Ils transforment les administrations comme une arme contre les personnes non-blanches, contre les femmes, contre les personnes LGBTQIA+.
Brian Sandberg
Mettre fin aux politiques de diversité, équité et inclusion, menacer de retirer les visas aux étudiant·es internationaux, interdire les mots-clés comme “antiracisme”, “LGBTQIA+”, “femmes”. Tous les moyens sont mis en œuvre par l’administration Trump pour attaquer les minorités.
“Les actions de l'administration de Trump et celles d’Elon Musk quand il était aux commandes du DOGE [nldr : département de l’efficacité gouvernementale] sont des actions anticonstitutionnelles et anti-démocratiques, motivées par une politique qui est ouvertement raciste et raciale.”

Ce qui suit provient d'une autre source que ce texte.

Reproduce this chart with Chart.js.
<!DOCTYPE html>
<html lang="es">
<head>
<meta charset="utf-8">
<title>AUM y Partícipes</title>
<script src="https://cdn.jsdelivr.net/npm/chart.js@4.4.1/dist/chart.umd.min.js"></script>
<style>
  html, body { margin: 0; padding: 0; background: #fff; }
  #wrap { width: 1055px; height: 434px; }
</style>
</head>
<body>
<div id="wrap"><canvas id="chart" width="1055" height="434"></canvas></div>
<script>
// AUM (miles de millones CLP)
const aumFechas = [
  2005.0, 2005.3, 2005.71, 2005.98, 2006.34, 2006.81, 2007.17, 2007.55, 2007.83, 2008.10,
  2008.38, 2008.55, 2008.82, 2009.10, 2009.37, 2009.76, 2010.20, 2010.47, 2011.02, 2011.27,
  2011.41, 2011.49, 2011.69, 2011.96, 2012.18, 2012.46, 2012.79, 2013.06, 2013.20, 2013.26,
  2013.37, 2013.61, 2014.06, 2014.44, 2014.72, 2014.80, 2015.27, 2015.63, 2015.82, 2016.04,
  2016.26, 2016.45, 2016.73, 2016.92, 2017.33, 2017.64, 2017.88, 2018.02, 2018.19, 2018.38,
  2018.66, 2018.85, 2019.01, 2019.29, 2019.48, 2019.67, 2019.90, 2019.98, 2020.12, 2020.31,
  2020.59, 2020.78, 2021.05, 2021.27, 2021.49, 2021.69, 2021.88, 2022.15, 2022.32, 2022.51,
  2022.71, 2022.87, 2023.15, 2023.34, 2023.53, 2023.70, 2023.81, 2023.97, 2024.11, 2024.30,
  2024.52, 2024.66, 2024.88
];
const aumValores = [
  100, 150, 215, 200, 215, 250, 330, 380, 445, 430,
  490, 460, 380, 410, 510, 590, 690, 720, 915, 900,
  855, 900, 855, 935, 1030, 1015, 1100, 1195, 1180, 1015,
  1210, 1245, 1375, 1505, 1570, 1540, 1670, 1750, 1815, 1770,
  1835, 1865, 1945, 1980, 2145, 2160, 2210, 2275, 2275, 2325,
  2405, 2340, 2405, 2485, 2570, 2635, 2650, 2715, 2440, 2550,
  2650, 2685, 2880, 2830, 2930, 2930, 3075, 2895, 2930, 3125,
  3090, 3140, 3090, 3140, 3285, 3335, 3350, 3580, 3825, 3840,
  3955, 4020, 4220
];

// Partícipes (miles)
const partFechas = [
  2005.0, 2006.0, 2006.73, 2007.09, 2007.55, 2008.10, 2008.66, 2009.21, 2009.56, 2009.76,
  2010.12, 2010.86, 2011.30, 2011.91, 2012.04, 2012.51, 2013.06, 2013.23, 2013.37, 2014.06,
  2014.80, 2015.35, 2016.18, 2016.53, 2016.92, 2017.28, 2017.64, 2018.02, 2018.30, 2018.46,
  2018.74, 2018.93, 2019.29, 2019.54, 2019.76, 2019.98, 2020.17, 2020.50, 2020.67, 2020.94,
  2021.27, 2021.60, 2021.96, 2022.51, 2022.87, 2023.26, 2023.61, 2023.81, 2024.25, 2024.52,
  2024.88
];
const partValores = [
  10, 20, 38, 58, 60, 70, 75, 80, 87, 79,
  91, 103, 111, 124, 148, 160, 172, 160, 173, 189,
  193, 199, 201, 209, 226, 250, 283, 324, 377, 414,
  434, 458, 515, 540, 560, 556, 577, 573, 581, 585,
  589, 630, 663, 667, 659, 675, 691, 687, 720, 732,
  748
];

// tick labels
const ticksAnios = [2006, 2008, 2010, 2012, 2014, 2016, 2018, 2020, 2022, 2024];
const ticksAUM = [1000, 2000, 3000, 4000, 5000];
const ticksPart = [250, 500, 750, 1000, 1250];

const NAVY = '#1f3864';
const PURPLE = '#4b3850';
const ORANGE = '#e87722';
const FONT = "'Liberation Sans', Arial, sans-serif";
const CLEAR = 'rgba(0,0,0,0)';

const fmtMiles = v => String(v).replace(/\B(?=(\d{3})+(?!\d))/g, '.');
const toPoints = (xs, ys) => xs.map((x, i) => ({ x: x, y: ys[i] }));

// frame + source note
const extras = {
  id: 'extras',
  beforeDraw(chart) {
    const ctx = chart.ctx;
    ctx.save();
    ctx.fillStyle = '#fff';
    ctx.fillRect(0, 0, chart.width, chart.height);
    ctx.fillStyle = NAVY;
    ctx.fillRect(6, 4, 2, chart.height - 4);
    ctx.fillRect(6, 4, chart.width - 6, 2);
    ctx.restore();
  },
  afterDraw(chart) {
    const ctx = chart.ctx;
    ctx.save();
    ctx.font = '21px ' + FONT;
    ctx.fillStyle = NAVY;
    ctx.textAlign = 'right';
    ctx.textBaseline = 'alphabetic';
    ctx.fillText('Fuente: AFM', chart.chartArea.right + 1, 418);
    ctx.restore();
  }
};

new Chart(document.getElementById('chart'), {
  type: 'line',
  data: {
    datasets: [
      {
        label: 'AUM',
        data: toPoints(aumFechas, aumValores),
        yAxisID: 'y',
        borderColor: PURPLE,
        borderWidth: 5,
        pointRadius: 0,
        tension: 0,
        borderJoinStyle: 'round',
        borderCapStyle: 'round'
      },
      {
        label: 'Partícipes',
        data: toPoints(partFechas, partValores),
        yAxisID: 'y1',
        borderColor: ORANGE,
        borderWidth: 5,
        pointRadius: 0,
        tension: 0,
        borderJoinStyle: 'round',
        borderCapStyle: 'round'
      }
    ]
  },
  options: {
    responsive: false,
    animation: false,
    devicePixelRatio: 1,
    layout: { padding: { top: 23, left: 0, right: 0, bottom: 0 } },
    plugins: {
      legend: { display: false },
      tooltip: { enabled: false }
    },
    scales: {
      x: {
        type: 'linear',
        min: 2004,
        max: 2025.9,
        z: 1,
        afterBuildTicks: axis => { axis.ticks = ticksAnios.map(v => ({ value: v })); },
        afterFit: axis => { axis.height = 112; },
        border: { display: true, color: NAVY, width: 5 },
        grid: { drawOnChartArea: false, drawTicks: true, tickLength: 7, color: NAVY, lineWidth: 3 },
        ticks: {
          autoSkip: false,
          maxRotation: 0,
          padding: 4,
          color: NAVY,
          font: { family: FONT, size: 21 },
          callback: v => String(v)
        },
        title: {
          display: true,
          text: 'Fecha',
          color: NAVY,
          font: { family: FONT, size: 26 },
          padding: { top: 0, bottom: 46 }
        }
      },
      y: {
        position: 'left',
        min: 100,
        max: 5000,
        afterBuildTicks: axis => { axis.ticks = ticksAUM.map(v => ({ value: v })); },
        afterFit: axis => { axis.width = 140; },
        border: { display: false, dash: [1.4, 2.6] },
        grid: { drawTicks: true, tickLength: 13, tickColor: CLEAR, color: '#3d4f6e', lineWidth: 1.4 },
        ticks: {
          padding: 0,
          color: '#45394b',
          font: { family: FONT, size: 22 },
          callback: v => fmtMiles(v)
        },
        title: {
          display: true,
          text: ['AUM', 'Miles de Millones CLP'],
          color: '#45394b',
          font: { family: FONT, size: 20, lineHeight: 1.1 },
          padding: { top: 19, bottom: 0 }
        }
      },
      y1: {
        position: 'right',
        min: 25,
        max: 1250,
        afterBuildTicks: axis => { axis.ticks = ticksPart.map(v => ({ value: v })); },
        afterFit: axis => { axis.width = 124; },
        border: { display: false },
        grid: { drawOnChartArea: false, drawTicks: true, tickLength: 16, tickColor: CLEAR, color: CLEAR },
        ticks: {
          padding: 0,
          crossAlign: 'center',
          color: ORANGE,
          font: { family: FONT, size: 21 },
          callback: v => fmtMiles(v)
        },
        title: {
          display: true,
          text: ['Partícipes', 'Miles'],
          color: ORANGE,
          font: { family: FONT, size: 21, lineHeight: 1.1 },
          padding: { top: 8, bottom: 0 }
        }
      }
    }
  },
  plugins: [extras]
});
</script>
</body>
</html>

Lire aussi : Surveillance de masse : l’IA utilisée pour cibler les migrants et les étudiants étrangers aux États-Unis
La puissance des résistances étudiantes
Les attaques violentes et récurrentes de l'administration Trump contre l’éducation et la recherche ont provoqué la sidération.
Mais des résistances s’organisent aux États-Unis. Dans sa faculté, Brian Sandberg continue avec ses collègues de maintenir leur “mission de donner l’accès démocratisé à l’éducation. [...] Même si Trump veut éliminer l'idée de diversité, d'égalité et d'inclusion, on continue de promouvoir tout cela parce que c'est dans notre mission. Une université publique doit être là pour le bien commun.”

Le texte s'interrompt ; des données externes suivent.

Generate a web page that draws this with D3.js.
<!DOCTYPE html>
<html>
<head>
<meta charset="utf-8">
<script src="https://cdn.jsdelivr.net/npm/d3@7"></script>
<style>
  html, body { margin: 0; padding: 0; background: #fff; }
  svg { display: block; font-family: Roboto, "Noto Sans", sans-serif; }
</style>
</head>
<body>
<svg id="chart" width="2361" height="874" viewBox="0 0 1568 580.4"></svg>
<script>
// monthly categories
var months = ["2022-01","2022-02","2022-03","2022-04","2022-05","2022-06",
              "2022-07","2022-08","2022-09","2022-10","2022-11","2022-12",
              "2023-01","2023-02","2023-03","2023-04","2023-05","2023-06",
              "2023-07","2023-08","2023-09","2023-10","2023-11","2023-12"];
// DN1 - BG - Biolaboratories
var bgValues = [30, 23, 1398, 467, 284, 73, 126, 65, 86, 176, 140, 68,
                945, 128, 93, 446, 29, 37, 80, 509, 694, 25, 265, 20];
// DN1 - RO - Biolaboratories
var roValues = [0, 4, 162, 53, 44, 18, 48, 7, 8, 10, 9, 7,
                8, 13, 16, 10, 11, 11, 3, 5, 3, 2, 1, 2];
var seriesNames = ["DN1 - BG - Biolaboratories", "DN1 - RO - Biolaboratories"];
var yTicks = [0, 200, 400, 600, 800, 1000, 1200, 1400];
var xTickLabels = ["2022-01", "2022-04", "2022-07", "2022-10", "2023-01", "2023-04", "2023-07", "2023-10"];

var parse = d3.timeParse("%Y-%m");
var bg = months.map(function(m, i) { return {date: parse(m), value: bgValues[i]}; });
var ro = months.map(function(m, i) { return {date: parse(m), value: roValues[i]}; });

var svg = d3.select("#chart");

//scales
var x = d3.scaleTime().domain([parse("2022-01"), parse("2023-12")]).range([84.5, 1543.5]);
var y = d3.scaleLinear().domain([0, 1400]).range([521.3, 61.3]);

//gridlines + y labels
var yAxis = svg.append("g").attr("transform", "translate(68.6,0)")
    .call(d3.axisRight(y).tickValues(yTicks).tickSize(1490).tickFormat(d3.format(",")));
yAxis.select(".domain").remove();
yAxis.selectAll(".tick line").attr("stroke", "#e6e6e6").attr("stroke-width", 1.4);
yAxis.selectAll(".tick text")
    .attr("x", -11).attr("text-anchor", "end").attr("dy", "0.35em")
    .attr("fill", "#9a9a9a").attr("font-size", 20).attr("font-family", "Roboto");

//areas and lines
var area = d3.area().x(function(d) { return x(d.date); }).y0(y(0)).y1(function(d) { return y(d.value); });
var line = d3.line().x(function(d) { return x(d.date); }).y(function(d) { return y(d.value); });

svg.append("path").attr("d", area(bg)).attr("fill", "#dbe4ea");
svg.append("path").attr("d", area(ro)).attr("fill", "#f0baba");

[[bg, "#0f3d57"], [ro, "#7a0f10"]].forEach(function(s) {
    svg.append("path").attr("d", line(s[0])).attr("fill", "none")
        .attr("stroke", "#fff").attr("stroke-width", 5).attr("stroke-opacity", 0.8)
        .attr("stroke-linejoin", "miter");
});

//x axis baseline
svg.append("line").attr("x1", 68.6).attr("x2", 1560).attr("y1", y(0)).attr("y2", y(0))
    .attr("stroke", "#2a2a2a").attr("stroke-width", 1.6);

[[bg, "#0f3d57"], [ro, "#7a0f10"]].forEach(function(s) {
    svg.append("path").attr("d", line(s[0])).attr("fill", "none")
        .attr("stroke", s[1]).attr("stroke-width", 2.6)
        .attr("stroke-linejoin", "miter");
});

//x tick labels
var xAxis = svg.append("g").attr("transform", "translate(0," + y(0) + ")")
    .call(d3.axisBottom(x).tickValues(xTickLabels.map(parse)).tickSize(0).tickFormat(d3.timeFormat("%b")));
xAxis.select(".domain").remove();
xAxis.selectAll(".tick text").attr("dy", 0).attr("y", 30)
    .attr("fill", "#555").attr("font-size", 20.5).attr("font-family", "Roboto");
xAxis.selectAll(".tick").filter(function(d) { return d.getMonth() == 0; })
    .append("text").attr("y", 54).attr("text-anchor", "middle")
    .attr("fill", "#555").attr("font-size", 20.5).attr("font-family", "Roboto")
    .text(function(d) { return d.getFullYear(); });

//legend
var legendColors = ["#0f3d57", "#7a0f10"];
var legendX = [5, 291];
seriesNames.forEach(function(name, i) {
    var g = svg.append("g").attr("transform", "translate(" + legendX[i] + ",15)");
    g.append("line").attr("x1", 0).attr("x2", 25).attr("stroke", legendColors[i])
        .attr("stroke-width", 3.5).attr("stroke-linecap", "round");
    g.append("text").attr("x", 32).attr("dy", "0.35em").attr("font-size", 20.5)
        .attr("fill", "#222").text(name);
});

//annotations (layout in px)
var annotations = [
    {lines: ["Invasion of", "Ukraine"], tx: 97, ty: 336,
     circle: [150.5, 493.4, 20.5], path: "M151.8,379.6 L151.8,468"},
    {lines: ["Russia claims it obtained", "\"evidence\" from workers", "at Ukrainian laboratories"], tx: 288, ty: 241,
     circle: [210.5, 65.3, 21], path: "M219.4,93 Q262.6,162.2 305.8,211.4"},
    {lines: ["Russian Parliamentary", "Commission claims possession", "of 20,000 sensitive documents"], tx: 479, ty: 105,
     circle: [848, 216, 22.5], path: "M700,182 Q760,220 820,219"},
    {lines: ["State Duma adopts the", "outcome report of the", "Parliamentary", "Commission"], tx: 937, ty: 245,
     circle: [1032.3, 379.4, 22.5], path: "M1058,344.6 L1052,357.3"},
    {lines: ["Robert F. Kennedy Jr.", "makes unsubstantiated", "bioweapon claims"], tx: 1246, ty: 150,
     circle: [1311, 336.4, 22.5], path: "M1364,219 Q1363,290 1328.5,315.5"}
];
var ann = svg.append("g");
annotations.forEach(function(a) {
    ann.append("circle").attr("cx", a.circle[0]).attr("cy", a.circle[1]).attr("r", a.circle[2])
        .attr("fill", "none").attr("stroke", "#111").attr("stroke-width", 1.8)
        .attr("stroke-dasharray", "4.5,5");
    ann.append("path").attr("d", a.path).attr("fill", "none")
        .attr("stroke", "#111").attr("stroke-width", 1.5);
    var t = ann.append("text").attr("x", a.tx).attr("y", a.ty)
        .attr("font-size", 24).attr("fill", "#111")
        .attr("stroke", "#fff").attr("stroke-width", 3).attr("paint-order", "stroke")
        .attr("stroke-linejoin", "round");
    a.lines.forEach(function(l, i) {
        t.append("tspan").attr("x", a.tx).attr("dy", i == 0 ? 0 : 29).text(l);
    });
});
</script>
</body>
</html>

Dans le milieu de la recherche, des bibliothécaires et des archivistes se mobilisent pour sauvegarder toute l’information et les données qui sont supprimées par le gouvernement fédéral, notamment pour les recherches sur le changement climatique.
La résistance passe aussi et surtout par les manifestations étudiantes sur les campus universitaires. Les mouvements actuels n’oublient pas que d’autres avant eux ont réussi à changer le cours de l’histoire américaine, à l’instar du mouvement des droits civiques pour mettre fin à la ségrégation raciale aux États-Unis dans les années 1950-1960. Le “Mouvement pour la liberté d’expression”, né sur le campus de l’université de Berkeley en 1964, symbolise la mobilisation étudiante pour protéger la liberté d’expression et de manifestation.

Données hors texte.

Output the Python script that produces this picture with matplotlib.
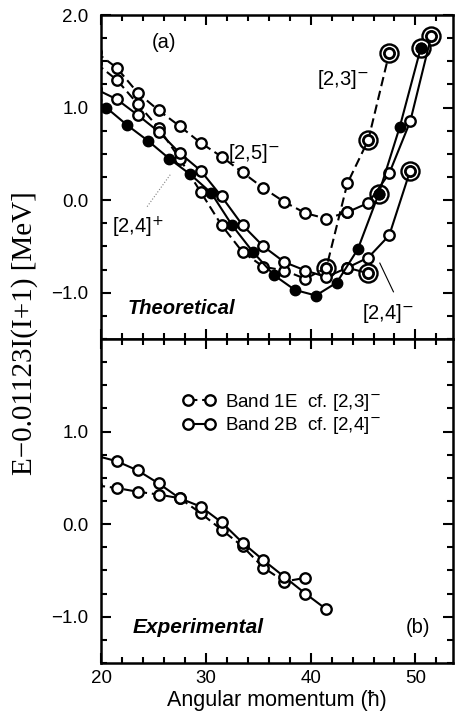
import numpy as np
import matplotlib
matplotlib.use("Agg")
import matplotlib.pyplot as plt
from matplotlib.ticker import MultipleLocator, FixedLocator, FixedFormatter

plt.rcParams['font.family'] = ['Liberation Sans', 'DejaVu Sans']

# ---- top panel (theoretical) ----
b25_x = [19.5, 21.5, 23.5, 25.5, 27.5, 29.5, 31.5, 33.5, 35.5, 37.5, 39.5, 41.5, 43.5]
b25_y = [1.60, 1.43, 1.16, 0.97, 0.80, 0.62, 0.47, 0.30, 0.13, -0.02, -0.14, -0.20, -0.13]

# solid high-spin continuation ending in the double circle
hi_x = [43.5, 45.5, 47.5, 49.5, 51.5]
hi_y = [-0.13, -0.03, 0.29, 0.85, 1.77]
hi_big = [51.5]

b23_x = [19.5, 21.5, 23.5, 25.5, 27.5, 29.5, 31.5, 33.5, 35.5, 37.5, 39.5, 41.5, 43.5, 45.5, 47.5]
b23_y = [1.48, 1.30, 1.04, 0.78, 0.45, 0.09, -0.27, -0.56, -0.72, -0.76, -0.85, -0.73, 0.18, 0.65, 1.59]
b23_big = [41.5, 45.5, 47.5]

b24p_x = [19.5, 20.5, 22.5, 24.5, 26.5, 28.5, 30.5, 32.5, 34.5, 36.5, 38.5, 40.5, 42.5, 44.5, 46.5, 48.5, 50.5]
b24p_y = [1.08, 1.00, 0.81, 0.64, 0.45, 0.28, 0.08, -0.27, -0.56, -0.81, -0.97, -1.03, -0.89, -0.53, 0.07, 0.79, 1.64]
b24p_big = [46.5, 50.5]

b24m_x = [19.5, 21.5, 23.5, 25.5, 27.5, 29.5, 31.5, 33.5, 35.5, 37.5, 39.5, 41.5, 43.5, 45.5, 47.5, 49.5]
b24m_y = [1.20, 1.09, 0.92, 0.74, 0.51, 0.32, 0.04, -0.27, -0.50, -0.67, -0.76, -0.83, -0.73, -0.62, -0.38, 0.32]
b24m_big = [49.5]

b24s_x = [43.5, 45.5]
b24s_y = [-0.73, -0.79]

# ---- bottom panel (experimental) ----
e1_x = [19.5, 21.5, 23.5, 25.5, 27.5, 29.5, 31.5, 33.5, 35.5, 37.5, 39.5]
e1_y = [0.42, 0.39, 0.35, 0.32, 0.28, 0.12, -0.06, -0.24, -0.47, -0.62, -0.58]
e2_x = [19.5, 21.5, 23.5, 25.5, 27.5, 29.5, 31.5, 33.5, 35.5, 37.5, 39.5, 41.5]
e2_y = [0.74, 0.68, 0.58, 0.44, 0.28, 0.19, 0.02, -0.20, -0.39, -0.57, -0.75, -0.92]

fig = plt.figure(figsize=(4.55, 7.19), dpi=100)
ax1 = fig.add_axes([0.222, 0.5285, 0.774, 0.4506])
ax2 = fig.add_axes([0.222, 0.0779, 0.774, 0.4506])

mk = dict(marker='o', ms=7.5, mfc='white', mec='black', mew=1.7, color='black', lw=1.5)
dash = (0, (4.5, 2.3))


def big(ax, xs, ys, pick, fill='white'):
    for xv, yv in zip(xs, ys):
        if xv in pick:
            ax.plot(xv, yv, 'o', ms=13, mfc='white', mec='black', mew=1.7, zorder=1)
            ax.plot(xv, yv, 'o', ms=7, mfc=fill, mec='black', mew=1.7, zorder=4)


ax1.plot(b25_x, b25_y, ls=dash, **mk)
ax1.plot(hi_x, hi_y, ls='-', **mk)
ax1.plot(b23_x, b23_y, ls=dash, **mk)
ax1.plot(b24m_x, b24m_y, ls='-', **mk)
ax1.plot(b24s_x, b24s_y, ls='-', **mk)
ax1.plot(b24p_x, b24p_y, ls='-', marker='o', ms=7.5, mfc='black', mec='black', color='black', lw=1.5)
big(ax1, hi_x, hi_y, hi_big)
big(ax1, b23_x, b23_y, b23_big)
big(ax1, b24m_x, b24m_y, b24m_big)
big(ax1, b24s_x, b24s_y, [45.5])
big(ax1, b24p_x, b24p_y, b24p_big, fill='black')

lab = 14.5
ax1.text(26.0, 1.70, '(a)', fontsize=lab, ha='center', va='center')
ax1.text(34.6, 0.50, '[2,5]$^{-}$', fontsize=lab, ha='center', va='center')
ax1.text(43.1, 1.30, '[2,3]$^{-}$', fontsize=lab, ha='center', va='center')
ax1.text(23.5, -0.29, '[2,4]$^{+}$', fontsize=lab, ha='center', va='center')
ax1.text(47.4, -1.22, '[2,4]$^{-}$', fontsize=lab, ha='center', va='center')
ax1.plot([24.4, 26.7], [-0.07, 0.29], ls=':', color='gray', lw=0.8)
ax1.plot([46.6, 47.9], [-0.68, -0.99], ls='-', color='black', lw=0.8)
ax1.text(22.5, -1.17, 'Theoretical', fontsize=14.5, fontweight='bold', style='italic', va='center')

ax2.plot(e1_x, e1_y, ls=dash, label='Band 1E  cf. [2,3]$^{-}$', **mk)
ax2.plot(e2_x, e2_y, ls='-', label='Band 2B  cf. [2,4]$^{-}$', **mk)
ax2.text(50.2, -1.12, '(b)', fontsize=lab, ha='center', va='center')
ax2.text(23.0, -1.12, 'Experimental', fontsize=15, fontweight='bold', style='italic', va='center')
ax2.legend(loc='upper left', bbox_to_anchor=(0.21, 0.86), frameon=False, fontsize=13.5,
           numpoints=2, handlelength=1.77, handletextpad=0.5, labelspacing=0.13,
           borderaxespad=0)

for ax in (ax1, ax2):
    ax.set_xlim(20, 53.6)
    ax.set_ylim(-1.5, 2.0)
    ax.xaxis.set_major_locator(MultipleLocator(10))
    ax.xaxis.set_minor_locator(MultipleLocator(2))
    ax.yaxis.set_minor_locator(MultipleLocator(0.25))
    ax.tick_params(which='both', direction='in', top=True, right=True, width=1.5, labelsize=13.5)
    ax.tick_params(axis='y', which='both', pad=9)
    ax.tick_params(axis='x', which='both', pad=5)
    ax.tick_params(which='major', length=7)
    ax.tick_params(which='minor', length=4)
    for s in ax.spines.values():
        s.set_linewidth(1.8)

ax1.yaxis.set_major_locator(FixedLocator([-1, 0, 1, 2]))
ax1.yaxis.set_major_formatter(FixedFormatter(['\u22121.0', '0.0', '1.0', '2.0']))
ax1.tick_params(labelbottom=False)
ax2.yaxis.set_major_locator(FixedLocator([-1, 0, 1]))
ax2.yaxis.set_major_formatter(FixedFormatter(['\u22121.0', '0.0', '1.0']))
ax2.set_xticks([20, 30, 40, 50])
ax2.set_xlabel('Angular momentum (\u0127)', fontsize=15.5, labelpad=2)

fig.text(0.053, 0.537, 'E\u22120.01123I(I+1) [MeV]', rotation=90, ha='center', va='center',
         fontsize=21, family='Liberation Serif')

fig.savefig('out.png', dpi=100)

Amnesty International aux côtés des étudiant·es aux États-Unis pour protéger leurs droits
Face aux attaques du gouvernement Trump contre l'éducation, notre section américaine a lancé en avril, en collaboration avec l’association American Civil Liberties Union, une campagne pour aider les étudiant·es à défendre leurs droits.
Nous avons lancé une boite à outils destinée aux étudiant·es pour les aider à impliquer la direction des universités dans la défense de leurs droits mais aussi à s’organiser à travers des manifestations et des actions directes.
Lire aussi : Découvrir notre boîte à outil pour défendre les droits des étudiant·es
Les protestations de la jeunesse sont puissantes. Elles peuvent faire basculer une société. Et c’est pourquoi Donald Trump et ses alliés cherchent à les affaiblir. Le combat mené par le gouvernement envers la science, les savoirs et la recherche est aussi un combat contre les faits et la réalité, sur fond de climatoscepticisme et de révisionnisme.
“Il faut que chacun, à son niveau, trouve des moyens de résister.”. Au-delà des manifestations étudiantes et de la résistance des chercheur·es, c’est un élan de résistance et de solidarité mondiale qui doit émaner des citoyen·nes pour protéger les droits humains.